Major United States banks are heading into the fourth-quarter earnings season with optimism, driven by a notable rebound in investment banking. According to a Reuters report, rising deal-making activity and robust trading across equities, commodities, and fixed income are expected to push profits higher for top lenders. Analysts highlight that mergers and acquisitions (M&A) and initial public offerings (IPOs) have played a pivotal role in fueling growth.
JPMorgan Chase will open the earnings season on 13 January, followed by Citigroup, Bank of America, and Wells Fargo on 14 January. Goldman Sachs and Morgan Stanley are scheduled to release results on 15 January.

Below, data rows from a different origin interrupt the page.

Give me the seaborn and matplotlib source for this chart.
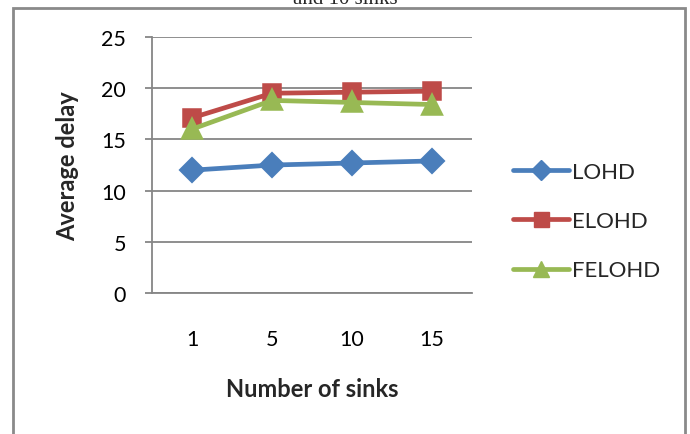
import matplotlib
matplotlib.use("Agg")
import matplotlib.pyplot as plt
from matplotlib.lines import Line2D
from matplotlib.patches import Rectangle
import seaborn as sns
import pandas as pd

sinks = ["1", "5", "10", "15"]
lohd = [12.0, 12.5, 12.7, 12.9]
elohd = [17.1, 19.5, 19.6, 19.7]
felohd = [16.0, 18.8, 18.6, 18.4]
series_names = ["LOHD", "ELOHD", "FELOHD"]
colors = ["#4A7EBB", "#BE4B48", "#98B954"]
markers = ["D", "s", "^"]
yticks = [0, 5, 10, 15, 20, 25]

df = pd.DataFrame({
    "sinks": sinks * 3,
    "delay": lohd + elohd + felohd,
    "series": [n for n in series_names for _ in sinks],
})

sns.set_theme(style="white")
plt.rcParams["font.family"] = ["Lato", "DejaVu Sans"]

W, H = 690, 435
fig = plt.figure(figsize=(W / 100, H / 100), dpi=100)
ax = fig.add_axes([152 / W, 1 - 294.3 / H, 320 / W, (294.3 - 37.8) / H])

sizes = [11, 12, 13]
lw = 3.4
for name, col, mk, ms in zip(series_names, colors, markers, sizes):
    sub = df[df["series"] == name]
    sns.pointplot(data=sub, x="sinks", y="delay", order=sinks, color=col,
                  markers=mk, errorbar=None, ax=ax,
                  markersize=ms, linewidth=lw)

ax.set_xlim(-0.5, 3.5)
ax.set_ylim(0, 25)
ax.set_yticks(yticks)
ax.yaxis.grid(True, color="#868686", linewidth=1.3)
ax.set_axisbelow(True)
for s in ["top", "right"]:
    ax.spines[s].set_visible(False)
for s in ["left", "bottom"]:
    ax.spines[s].set_color("#868686")
    ax.spines[s].set_linewidth(1.3)
ax.tick_params(axis="y", left=True, length=5, width=1.3, color="#868686",
               pad=13.6, labelsize=15.5, labelcolor="black")
ax.tick_params(axis="x", bottom=False, pad=20, labelsize=15.5, labelcolor="black")
ax.set_xlabel("Number of sinks", fontsize=17, fontweight="bold")
ax.set_ylabel("Average delay", fontsize=17, fontweight="bold")
ax.xaxis.set_label_coords(0.5, -0.325)
ax.yaxis.set_label_coords(-0.228, 0.5)

handles = [Line2D([0], [0], color=c, marker=m, markersize=s * 0.9, linewidth=lw)
           for c, m, s in zip(colors, markers, sizes)]
fig.legend(handles, series_names, loc="center left",
           bbox_to_anchor=(493 / W, 1 - 222 / H), frameon=False,
           fontsize=16, handlelength=2.5, handletextpad=0.15,
           labelspacing=1.32)

fig.patches.append(Rectangle((13 / W, -0.05), (685 - 13) / W,
                             1.05 - 8.5 / H, transform=fig.transFigure,
                             fill=False, edgecolor="#8a8a8a", linewidth=2))
fig.text(0.5, 1 - 4.5 / H, "and 10 sinks", ha="center", va="baseline",
         fontsize=15, family=["Liberation Serif"])

fig.savefig("out.png", dpi=100)
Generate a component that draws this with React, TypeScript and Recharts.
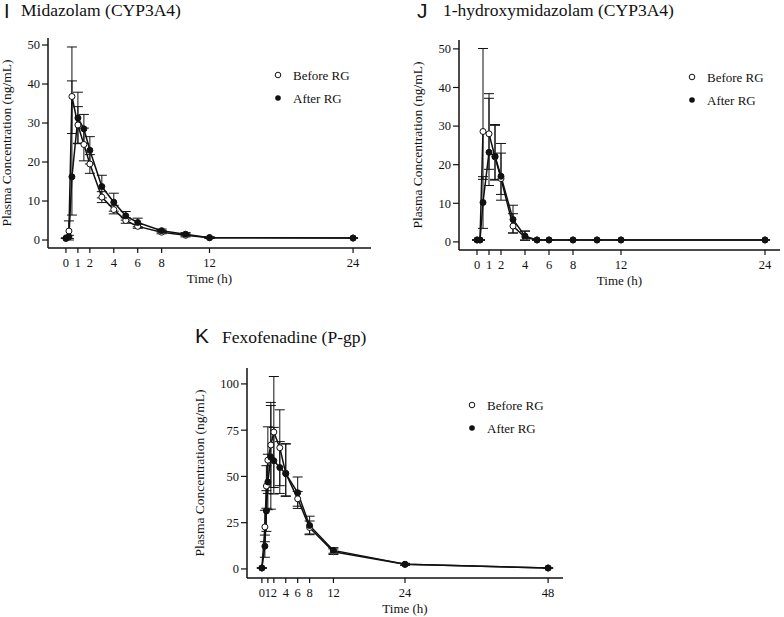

Market watchers are keenly observing these reports as indicators of the broader health of the US banking sector and the investment banking landscape.

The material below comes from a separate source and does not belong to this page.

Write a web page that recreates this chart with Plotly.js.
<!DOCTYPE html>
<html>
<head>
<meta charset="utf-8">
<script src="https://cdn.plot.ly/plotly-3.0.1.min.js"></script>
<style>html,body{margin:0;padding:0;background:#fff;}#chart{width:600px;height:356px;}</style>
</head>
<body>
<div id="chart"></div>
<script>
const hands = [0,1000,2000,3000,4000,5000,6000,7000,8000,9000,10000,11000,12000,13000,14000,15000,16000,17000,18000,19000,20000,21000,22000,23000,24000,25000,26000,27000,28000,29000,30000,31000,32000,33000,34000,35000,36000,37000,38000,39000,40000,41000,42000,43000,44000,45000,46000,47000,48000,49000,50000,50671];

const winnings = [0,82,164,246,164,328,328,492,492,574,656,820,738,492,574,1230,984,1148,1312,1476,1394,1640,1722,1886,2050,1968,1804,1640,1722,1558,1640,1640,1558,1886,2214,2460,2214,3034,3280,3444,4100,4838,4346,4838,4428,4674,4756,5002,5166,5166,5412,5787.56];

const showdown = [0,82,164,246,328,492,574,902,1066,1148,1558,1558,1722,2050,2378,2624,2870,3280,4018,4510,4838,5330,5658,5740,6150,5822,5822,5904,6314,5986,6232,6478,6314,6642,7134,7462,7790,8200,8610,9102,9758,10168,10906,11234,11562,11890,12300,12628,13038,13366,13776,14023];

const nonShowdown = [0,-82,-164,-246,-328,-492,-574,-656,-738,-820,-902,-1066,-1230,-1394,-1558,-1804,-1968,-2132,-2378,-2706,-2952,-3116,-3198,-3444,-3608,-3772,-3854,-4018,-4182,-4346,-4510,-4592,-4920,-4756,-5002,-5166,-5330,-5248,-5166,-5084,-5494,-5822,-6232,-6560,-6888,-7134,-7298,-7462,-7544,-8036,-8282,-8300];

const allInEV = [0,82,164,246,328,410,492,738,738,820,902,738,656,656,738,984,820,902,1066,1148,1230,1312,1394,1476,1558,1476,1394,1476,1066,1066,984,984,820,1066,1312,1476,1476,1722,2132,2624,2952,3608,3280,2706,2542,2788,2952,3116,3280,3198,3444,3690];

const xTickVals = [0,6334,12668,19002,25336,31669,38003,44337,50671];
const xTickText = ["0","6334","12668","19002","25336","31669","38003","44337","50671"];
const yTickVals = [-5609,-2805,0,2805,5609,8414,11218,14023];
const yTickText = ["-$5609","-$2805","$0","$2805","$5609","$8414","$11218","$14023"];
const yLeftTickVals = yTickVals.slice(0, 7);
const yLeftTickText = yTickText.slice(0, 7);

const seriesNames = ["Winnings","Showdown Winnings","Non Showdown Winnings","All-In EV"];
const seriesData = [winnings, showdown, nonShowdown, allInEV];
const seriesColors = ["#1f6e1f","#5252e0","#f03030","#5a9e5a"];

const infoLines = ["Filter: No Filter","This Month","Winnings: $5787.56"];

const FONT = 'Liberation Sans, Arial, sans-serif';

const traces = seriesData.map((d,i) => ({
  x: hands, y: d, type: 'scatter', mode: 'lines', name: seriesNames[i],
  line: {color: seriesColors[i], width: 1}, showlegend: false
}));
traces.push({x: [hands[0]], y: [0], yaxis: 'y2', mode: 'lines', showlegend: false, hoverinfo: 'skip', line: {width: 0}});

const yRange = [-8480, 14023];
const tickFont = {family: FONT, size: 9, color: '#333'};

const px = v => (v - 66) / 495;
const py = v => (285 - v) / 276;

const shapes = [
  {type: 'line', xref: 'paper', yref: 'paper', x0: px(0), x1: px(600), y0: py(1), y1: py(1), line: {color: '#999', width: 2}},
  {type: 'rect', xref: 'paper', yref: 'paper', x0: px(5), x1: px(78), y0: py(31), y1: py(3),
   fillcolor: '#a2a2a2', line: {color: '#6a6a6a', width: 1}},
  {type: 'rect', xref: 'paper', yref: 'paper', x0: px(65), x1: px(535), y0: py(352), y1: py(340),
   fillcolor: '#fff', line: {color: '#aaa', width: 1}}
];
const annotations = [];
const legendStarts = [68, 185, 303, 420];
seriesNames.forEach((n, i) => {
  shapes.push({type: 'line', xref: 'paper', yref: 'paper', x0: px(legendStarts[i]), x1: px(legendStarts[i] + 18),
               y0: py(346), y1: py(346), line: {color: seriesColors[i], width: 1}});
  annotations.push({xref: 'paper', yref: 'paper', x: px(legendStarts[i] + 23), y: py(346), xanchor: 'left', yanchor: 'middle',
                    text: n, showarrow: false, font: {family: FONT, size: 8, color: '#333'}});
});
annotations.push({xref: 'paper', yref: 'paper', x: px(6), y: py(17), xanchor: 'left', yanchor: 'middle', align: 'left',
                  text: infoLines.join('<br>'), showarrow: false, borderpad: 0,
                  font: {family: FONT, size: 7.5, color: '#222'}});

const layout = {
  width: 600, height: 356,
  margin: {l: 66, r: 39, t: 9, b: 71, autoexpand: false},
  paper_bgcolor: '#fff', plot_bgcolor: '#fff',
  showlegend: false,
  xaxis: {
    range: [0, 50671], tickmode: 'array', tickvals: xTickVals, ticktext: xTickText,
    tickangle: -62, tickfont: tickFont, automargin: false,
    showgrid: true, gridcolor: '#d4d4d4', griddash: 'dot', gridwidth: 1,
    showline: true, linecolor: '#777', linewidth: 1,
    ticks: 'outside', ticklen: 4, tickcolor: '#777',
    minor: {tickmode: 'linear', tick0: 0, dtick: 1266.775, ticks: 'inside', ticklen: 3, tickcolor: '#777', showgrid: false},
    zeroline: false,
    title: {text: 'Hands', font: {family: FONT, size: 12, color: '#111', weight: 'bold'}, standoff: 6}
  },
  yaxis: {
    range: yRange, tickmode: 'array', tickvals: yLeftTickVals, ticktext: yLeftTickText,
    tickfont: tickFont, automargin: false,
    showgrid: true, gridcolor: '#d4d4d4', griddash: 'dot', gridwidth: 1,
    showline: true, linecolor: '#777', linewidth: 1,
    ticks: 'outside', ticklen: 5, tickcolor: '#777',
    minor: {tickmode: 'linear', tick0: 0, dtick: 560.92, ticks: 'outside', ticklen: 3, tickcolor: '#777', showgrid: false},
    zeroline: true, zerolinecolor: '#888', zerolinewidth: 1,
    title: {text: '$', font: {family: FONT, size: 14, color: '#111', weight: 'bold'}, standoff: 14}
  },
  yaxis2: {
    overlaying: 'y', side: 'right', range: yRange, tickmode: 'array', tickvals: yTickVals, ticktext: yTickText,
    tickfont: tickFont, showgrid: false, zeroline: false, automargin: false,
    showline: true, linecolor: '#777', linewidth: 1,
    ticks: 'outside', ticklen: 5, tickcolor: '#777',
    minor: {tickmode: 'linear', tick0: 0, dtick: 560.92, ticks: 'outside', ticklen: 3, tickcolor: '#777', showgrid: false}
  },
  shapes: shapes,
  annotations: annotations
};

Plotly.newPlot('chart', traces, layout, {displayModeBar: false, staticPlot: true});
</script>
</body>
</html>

Stephen Biggar, a banking analyst at Argus Research, told Reuters that Q4 “shaped up to be a perfect recipe for a consecutive build-up in investment banking revenues.” Analysts point to an improving IPO calendar, a surge in M&A deals, and elevated trading volumes as the main drivers of the anticipated earnings growth. Dealogic data shows that global investment banking revenue climbed 15% year-on-year to nearly $103 billion in 2025, with JPMorgan leading the global rankings. Global M&A volume reached $5.1 trillion, marking a 42% jump from 2024, fueled by a wave of megadeals, where Goldman Sachs emerged at the top.

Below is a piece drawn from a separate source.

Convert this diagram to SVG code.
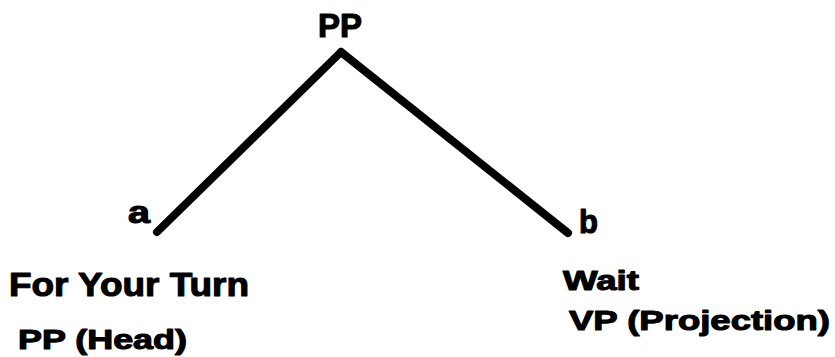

Beyond investment banking, broad loan growth and expanding net interest margins are expected to further bolster bank earnings. Analysts say expectations of pro-growth policies, lighter regulation, and changes to capital rules could encourage more lending in 2026. While a generally healthy US economy supports bank performance, inflation remains a key variable to watch, as rising prices could keep interest rates elevated and potentially slow deal-making activity.
Investor optimism is already visible in the markets. The S&P index tracking US bank stocks has gained about 3% so far this year, following a 30% rally in 2025. This trend reflects confidence in stronger earnings and improved profitability in the banking sector as investment banking revenues and overall lending activity continue to show momentum.